Exercise aim:
Can all of these lines be returned exactly?

Provided material:
====================
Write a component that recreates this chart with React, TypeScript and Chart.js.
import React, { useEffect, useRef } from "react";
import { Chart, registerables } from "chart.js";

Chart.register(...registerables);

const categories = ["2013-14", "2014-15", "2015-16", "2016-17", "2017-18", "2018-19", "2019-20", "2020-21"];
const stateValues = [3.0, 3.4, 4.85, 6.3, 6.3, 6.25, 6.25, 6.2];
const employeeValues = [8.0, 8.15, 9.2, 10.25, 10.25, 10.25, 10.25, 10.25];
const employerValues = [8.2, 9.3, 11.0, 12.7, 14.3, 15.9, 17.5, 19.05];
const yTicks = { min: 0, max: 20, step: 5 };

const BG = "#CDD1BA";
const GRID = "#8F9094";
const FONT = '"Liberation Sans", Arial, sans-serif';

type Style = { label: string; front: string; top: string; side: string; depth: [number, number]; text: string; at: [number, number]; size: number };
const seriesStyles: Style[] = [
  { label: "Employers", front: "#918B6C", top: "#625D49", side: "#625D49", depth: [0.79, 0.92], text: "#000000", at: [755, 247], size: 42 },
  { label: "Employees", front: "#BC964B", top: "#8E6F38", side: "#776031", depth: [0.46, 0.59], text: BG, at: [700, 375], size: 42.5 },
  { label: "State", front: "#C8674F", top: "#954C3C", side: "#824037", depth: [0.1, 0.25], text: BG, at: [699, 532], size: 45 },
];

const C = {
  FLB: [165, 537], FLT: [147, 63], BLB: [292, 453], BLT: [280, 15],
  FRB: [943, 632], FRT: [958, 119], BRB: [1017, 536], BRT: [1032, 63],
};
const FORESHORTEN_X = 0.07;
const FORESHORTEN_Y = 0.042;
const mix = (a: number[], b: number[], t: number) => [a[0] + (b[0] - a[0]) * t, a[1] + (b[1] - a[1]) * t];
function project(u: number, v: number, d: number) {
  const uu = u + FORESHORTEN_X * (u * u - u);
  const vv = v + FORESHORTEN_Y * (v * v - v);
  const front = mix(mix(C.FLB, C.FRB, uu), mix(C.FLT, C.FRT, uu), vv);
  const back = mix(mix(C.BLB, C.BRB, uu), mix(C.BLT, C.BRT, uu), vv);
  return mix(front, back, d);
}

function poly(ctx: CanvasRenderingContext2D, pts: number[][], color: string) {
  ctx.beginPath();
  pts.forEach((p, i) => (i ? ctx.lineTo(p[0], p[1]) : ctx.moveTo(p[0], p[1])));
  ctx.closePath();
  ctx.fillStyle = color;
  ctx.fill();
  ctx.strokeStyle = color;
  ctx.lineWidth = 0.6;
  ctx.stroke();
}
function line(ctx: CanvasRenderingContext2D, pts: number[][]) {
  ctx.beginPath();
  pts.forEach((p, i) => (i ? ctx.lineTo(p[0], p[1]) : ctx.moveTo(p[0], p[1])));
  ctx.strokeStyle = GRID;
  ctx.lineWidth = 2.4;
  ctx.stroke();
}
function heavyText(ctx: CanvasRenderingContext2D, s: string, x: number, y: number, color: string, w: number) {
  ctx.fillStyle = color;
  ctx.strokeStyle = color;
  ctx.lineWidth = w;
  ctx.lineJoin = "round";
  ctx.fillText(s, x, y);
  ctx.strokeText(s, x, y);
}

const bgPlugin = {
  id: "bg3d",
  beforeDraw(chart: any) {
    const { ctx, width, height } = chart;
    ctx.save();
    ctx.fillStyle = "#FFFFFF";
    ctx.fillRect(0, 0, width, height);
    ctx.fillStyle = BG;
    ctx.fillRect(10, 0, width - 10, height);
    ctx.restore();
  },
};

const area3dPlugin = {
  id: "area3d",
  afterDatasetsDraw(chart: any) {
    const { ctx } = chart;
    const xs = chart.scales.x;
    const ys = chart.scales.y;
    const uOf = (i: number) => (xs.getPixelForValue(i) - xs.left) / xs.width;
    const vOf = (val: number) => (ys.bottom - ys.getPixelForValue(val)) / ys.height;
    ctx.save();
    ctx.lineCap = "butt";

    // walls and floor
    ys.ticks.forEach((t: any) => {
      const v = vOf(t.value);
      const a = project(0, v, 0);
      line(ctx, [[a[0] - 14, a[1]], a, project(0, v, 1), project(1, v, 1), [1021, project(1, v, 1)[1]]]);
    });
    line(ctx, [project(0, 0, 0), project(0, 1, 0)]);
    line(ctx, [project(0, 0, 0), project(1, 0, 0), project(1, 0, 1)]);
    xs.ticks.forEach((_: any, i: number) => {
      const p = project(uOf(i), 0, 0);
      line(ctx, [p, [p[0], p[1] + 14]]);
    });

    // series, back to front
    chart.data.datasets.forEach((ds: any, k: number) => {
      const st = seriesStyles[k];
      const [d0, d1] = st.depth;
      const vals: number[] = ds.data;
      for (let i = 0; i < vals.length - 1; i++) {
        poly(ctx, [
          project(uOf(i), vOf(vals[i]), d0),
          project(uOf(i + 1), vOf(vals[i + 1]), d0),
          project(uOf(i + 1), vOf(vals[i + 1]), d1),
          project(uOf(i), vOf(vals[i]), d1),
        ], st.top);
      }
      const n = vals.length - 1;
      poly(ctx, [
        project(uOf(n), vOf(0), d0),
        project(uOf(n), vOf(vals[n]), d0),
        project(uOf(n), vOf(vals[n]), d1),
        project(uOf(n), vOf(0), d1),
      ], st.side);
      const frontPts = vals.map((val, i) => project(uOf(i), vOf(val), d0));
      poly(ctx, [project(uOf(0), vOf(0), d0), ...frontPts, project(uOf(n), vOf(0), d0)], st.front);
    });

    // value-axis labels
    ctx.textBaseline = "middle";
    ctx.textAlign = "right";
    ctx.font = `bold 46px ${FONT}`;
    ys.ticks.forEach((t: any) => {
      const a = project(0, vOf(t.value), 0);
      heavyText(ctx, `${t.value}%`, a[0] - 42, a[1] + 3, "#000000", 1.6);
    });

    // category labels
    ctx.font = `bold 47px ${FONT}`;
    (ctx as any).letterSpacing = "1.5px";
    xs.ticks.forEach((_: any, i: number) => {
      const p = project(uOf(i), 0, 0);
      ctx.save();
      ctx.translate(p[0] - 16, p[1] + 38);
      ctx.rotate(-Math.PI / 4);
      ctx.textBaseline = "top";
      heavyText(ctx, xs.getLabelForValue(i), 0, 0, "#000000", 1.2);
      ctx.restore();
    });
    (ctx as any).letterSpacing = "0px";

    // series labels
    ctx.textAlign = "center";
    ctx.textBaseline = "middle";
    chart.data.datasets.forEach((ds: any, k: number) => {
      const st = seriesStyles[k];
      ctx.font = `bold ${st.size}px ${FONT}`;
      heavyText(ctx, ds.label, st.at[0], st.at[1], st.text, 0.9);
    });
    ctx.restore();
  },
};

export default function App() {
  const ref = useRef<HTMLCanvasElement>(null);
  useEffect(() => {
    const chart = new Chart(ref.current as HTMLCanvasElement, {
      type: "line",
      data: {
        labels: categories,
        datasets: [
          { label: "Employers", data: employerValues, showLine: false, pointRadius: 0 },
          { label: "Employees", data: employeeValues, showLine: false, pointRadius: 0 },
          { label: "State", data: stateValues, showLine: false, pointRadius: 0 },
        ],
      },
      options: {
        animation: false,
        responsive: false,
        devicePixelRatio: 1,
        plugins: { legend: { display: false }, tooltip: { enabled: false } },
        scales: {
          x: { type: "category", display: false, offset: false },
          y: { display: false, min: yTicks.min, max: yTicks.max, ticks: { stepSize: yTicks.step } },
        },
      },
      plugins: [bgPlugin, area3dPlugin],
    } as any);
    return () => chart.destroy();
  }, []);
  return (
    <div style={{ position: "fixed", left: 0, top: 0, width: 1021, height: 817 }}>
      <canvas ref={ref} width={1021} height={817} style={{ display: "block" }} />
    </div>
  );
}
====================
Written answer:
Write a component that recreates this chart with React, TypeScript and Chart.js.
import React, { useEffect, useRef } from "react";
import { Chart, registerables } from "chart.js";

Chart.register(...registerables);

const categories = ["2013-14", "2014-15", "2015-16", "2016-17", "2017-18", "2018-19", "2019-20", "2020-21"];
const stateValues = [3.0, 3.4, 4.85, 6.3, 6.3, 6.25, 6.25, 6.2];
const employeeValues = [8.0, 8.15, 9.2, 10.25, 10.25, 10.25, 10.25, 10.25];
const employerValues = [8.2, 9.3, 11.0, 12.7, 14.3, 15.9, 17.5, 19.05];
const yTicks = { min: 0, max: 20, step: 5 };

const BG = "#CDD1BA";
const GRID = "#8F9094";
const FONT = '"Liberation Sans", Arial, sans-serif';

type Style = { label: string; front: string; top: string; side: string; depth: [number, number]; text: string; at: [number, number]; size: number };
const seriesStyles: Style[] = [
  { label: "Employers", front: "#918B6C", top: "#625D49", side: "#625D49", depth: [0.79, 0.92], text: "#000000", at: [755, 247], size: 42 },
  { label: "Employees", front: "#BC964B", top: "#8E6F38", side: "#776031", depth: [0.46, 0.59], text: BG, at: [700, 375], size: 42.5 },
  { label: "State", front: "#C8674F", top: "#954C3C", side: "#824037", depth: [0.1, 0.25], text: BG, at: [699, 532], size: 45 },
];

const C = {
  FLB: [165, 537], FLT: [147, 63], BLB: [292, 453], BLT: [280, 15],
  FRB: [943, 632], FRT: [958, 119], BRB: [1017, 536], BRT: [1032, 63],
};
const FORESHORTEN_X = 0.07;
const FORESHORTEN_Y = 0.042;
const mix = (a: number[], b: number[], t: number) => [a[0] + (b[0] - a[0]) * t, a[1] + (b[1] - a[1]) * t];
function project(u: number, v: number, d: number) {
  const uu = u + FORESHORTEN_X * (u * u - u);
  const vv = v + FORESHORTEN_Y * (v * v - v);
  const front = mix(mix(C.FLB, C.FRB, uu), mix(C.FLT, C.FRT, uu), vv);
  const back = mix(mix(C.BLB, C.BRB, uu), mix(C.BLT, C.BRT, uu), vv);
  return mix(front, back, d);
}

function poly(ctx: CanvasRenderingContext2D, pts: number[][], color: string) {
  ctx.beginPath();
  pts.forEach((p, i) => (i ? ctx.lineTo(p[0], p[1]) : ctx.moveTo(p[0], p[1])));
  ctx.closePath();
  ctx.fillStyle = color;
  ctx.fill();
  ctx.strokeStyle = color;
  ctx.lineWidth = 0.6;
  ctx.stroke();
}
function line(ctx: CanvasRenderingContext2D, pts: number[][]) {
  ctx.beginPath();
  pts.forEach((p, i) => (i ? ctx.lineTo(p[0], p[1]) : ctx.moveTo(p[0], p[1])));
  ctx.strokeStyle = GRID;
  ctx.lineWidth = 2.4;
  ctx.stroke();
}
function heavyText(ctx: CanvasRenderingContext2D, s: string, x: number, y: number, color: string, w: number) {
  ctx.fillStyle = color;
  ctx.strokeStyle = color;
  ctx.lineWidth = w;
  ctx.lineJoin = "round";
  ctx.fillText(s, x, y);
  ctx.strokeText(s, x, y);
}

const bgPlugin = {
  id: "bg3d",
  beforeDraw(chart: any) {
    const { ctx, width, height } = chart;
    ctx.save();
    ctx.fillStyle = "#FFFFFF";
    ctx.fillRect(0, 0, width, height);
    ctx.fillStyle = BG;
    ctx.fillRect(10, 0, width - 10, height);
    ctx.restore();
  },
};

const area3dPlugin = {
  id: "area3d",
  afterDatasetsDraw(chart: any) {
    const { ctx } = chart;
    const xs = chart.scales.x;
    const ys = chart.scales.y;
    const uOf = (i: number) => (xs.getPixelForValue(i) - xs.left) / xs.width;
    const vOf = (val: number) => (ys.bottom - ys.getPixelForValue(val)) / ys.height;
    ctx.save();
    ctx.lineCap = "butt";

    // walls and floor
    ys.ticks.forEach((t: any) => {
      const v = vOf(t.value);
      const a = project(0, v, 0);
      line(ctx, [[a[0] - 14, a[1]], a, project(0, v, 1), project(1, v, 1), [1021, project(1, v, 1)[1]]]);
    });
    line(ctx, [project(0, 0, 0), project(0, 1, 0)]);
    line(ctx, [project(0, 0, 0), project(1, 0, 0), project(1, 0, 1)]);
    xs.ticks.forEach((_: any, i: number) => {
      const p = project(uOf(i), 0, 0);
      line(ctx, [p, [p[0], p[1] + 14]]);
    });

    // series, back to front
    chart.data.datasets.forEach((ds: any, k: number) => {
      const st = seriesStyles[k];
      const [d0, d1] = st.depth;
      const vals: number[] = ds.data;
      for (let i = 0; i < vals.length - 1; i++) {
        poly(ctx, [
          project(uOf(i), vOf(vals[i]), d0),
          project(uOf(i + 1), vOf(vals[i + 1]), d0),
          project(uOf(i + 1), vOf(vals[i + 1]), d1),
          project(uOf(i), vOf(vals[i]), d1),
        ], st.top);
      }
      const n = vals.length - 1;
      poly(ctx, [
        project(uOf(n), vOf(0), d0),
        project(uOf(n), vOf(vals[n]), d0),
        project(uOf(n), vOf(vals[n]), d1),
        project(uOf(n), vOf(0), d1),
      ], st.side);
      const frontPts = vals.map((val, i) => project(uOf(i), vOf(val), d0));
      poly(ctx, [project(uOf(0), vOf(0), d0), ...frontPts, project(uOf(n), vOf(0), d0)], st.front);
    });

    // value-axis labels
    ctx.textBaseline = "middle";
    ctx.textAlign = "right";
    ctx.font = `bold 46px ${FONT}`;
    ys.ticks.forEach((t: any) => {
      const a = project(0, vOf(t.value), 0);
      heavyText(ctx, `${t.value}%`, a[0] - 42, a[1] + 3, "#000000", 1.6);
    });

    // category labels
    ctx.font = `bold 47px ${FONT}`;
    (ctx as any).letterSpacing = "1.5px";
    xs.ticks.forEach((_: any, i: number) => {
      const p = project(uOf(i), 0, 0);
      ctx.save();
      ctx.translate(p[0] - 16, p[1] + 38);
      ctx.rotate(-Math.PI / 4);
      ctx.textBaseline = "top";
      heavyText(ctx, xs.getLabelForValue(i), 0, 0, "#000000", 1.2);
      ctx.restore();
    });
    (ctx as any).letterSpacing = "0px";

    // series labels
    ctx.textAlign = "center";
    ctx.textBaseline = "middle";
    chart.data.datasets.forEach((ds: any, k: number) => {
      const st = seriesStyles[k];
      ctx.font = `bold ${st.size}px ${FONT}`;
      heavyText(ctx, ds.label, st.at[0], st.at[1], st.text, 0.9);
    });
    ctx.restore();
  },
};

export default function App() {
  const ref = useRef<HTMLCanvasElement>(null);
  useEffect(() => {
    const chart = new Chart(ref.current as HTMLCanvasElement, {
      type: "line",
      data: {
        labels: categories,
        datasets: [
          { label: "Employers", data: employerValues, showLine: false, pointRadius: 0 },
          { label: "Employees", data: employeeValues, showLine: false, pointRadius: 0 },
          { label: "State", data: stateValues, showLine: false, pointRadius: 0 },
        ],
      },
      options: {
        animation: false,
        responsive: false,
        devicePixelRatio: 1,
        plugins: { legend: { display: false }, tooltip: { enabled: false } },
        scales: {
          x: { type: "category", display: false, offset: false },
          y: { display: false, min: yTicks.min, max: yTicks.max, ticks: { stepSize: yTicks.step } },
        },
      },
      plugins: [bgPlugin, area3dPlugin],
    } as any);
    return () => chart.destroy();
  }, []);
  return (
    <div style={{ position: "fixed", left: 0, top: 0, width: 1021, height: 817 }}>
      <canvas ref={ref} width={1021} height={817} style={{ display: "block" }} />
    </div>
  );
}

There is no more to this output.